Movies

Ángeles Reiné Set to Follow ‘Héroes de Barrio’ With Mali Immigrant Story, Stunt Motocross Tale (EXCLUSIVE)

Spanish director Ángeles Reiné celebrates family, neighborhood friendships and soccer in her a feel-good comedy “Héroes de Barrio” (“Football Heroes of the Block”).

The film, Reiné’s sophomore feature following 2019’s “Salir del ropero” (“So My Grandma’s a Lesbian!”), which screens at the Malaga Festival, follows financially-strapped Seville bar owner Luis, who seeks to impress his young daughter Paula by pretending to be pals with Joaquin, the beloved and charismatic real-life captain of the Real Betis football club. At the same time, he’s angling to get back together with Paula’s mom, the love of his life, who now lives with her new and much wealthier boyfriend.

Reiné says she set out to tell a story about the heroes of working-class people and those struggling to make ends meet. Her film also revolves around a 9-year-old girl who dreams not only of being a football player but also of her family being together again.

“That’s beautiful, to have a dream at the age of 9. I was thinking how nice it would be for all the girls who see this movie, to see that you need dreams to live,” the director says.

At the same time, she wanted to show how an underdog — who is regarded as a loser by those who cherish winning — becomes a hero for the love of his daughter.

Reiné imagined the story set in a working-class neighborhood “where people don’t have illusions because they have no time for illusions — they have to take care of their lives, pay their bills, those kinds of things.”

The neighborhood, in a suburb of Seville, is like a village, where everyone knows each other, she adds.

“I live in a village, but actually I used to live in big cities, in London, in Barcelona, in Madrid, in San Francisco, in Los Angeles – I was living in many big cities, and now I live in a small village in the south of Spain. I discovered that living in a small town, you can be more yourself because you know everybody. It’s good because you’re not alone; you don’t feel the loneliness of the city.”

Reiné decided on Alcalá de Guadaíra, a suburb located southeast of Seville, where she shot in a neighborhood beset by high unemployment and low-income households.

“The location was very real,” she notes.

Music plays a major role in the film — specifically the original rap music written by composer and musical director Alfonso Casado. “When I was writing the script I always had rap in my mind. Rap is a way in which you denounce what you don’t like about life. I can see that in this barrio, this neighborhood.”

Casado, she adds, “understood very well the movie and the story. We worked very well together.”

The story of a little girl striving to become a soccer player also reflects the growing popularity of women’s soccer in Spain, Reiné adds, noting that a Spanish woman, Barcelona’s Alexia Putellas, won last year’s Women’s Ballon d’Or soccer award.

“It’s starting. It’s going slow, but it’s starting. I also wanted to support female football players because women, we can do anything that we want. If we would like to play football, why not?”
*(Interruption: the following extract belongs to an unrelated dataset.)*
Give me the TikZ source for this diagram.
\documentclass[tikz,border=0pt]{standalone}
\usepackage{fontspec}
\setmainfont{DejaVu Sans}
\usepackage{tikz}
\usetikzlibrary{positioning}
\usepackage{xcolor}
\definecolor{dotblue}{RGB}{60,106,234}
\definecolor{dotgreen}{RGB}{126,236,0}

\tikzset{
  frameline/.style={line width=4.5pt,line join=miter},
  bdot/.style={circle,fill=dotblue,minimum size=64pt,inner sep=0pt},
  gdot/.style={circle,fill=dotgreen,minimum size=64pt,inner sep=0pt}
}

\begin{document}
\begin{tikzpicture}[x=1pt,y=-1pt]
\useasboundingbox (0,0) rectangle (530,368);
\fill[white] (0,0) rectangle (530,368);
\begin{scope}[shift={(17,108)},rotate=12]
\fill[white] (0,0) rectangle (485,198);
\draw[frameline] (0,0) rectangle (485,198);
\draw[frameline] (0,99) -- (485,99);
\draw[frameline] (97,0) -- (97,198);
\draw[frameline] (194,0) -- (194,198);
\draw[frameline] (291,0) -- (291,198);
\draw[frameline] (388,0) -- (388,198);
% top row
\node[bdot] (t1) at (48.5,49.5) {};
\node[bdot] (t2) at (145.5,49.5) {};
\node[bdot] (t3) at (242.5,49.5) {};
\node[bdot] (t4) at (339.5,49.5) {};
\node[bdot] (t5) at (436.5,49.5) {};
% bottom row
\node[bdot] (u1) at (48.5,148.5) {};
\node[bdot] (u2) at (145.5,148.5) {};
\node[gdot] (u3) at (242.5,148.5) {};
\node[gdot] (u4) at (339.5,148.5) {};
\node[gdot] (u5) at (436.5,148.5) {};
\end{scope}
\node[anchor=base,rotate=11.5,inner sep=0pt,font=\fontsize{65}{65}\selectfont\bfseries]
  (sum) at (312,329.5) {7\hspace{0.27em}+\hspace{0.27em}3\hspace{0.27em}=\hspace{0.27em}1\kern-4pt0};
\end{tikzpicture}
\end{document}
She notes that while attending the London Film School in the 1990s she made a documentary about a female British boxing champion.

“I really believe in feminism,” Reiné stresses. “Feminism for me is just that we have to be equal.”

Reiné will continue to tell stories of talented women in her next projects, which include two features and a series, all currently in development.

One feature film project focuses on young immigrants from Mali, which she describes as a “feel-good movie” with social themes. It could be her next project.

“The other feature film is about female empowerment – about a woman who becomes the European acrobatic motorcycling champion.”

The series she is developing is set in the world of tattoo artists and follows a talented young woman from a humble background who gains fame in the industry.

“I’m very happy with both projects and also with the TV series.”

“Football Heroes of the Block” is produced by Palacios Gador AIE, Álamo Producciones Audiovisuales, Galdo Media and Spal Films. Madrid-based Latido Films is selling the film internationally.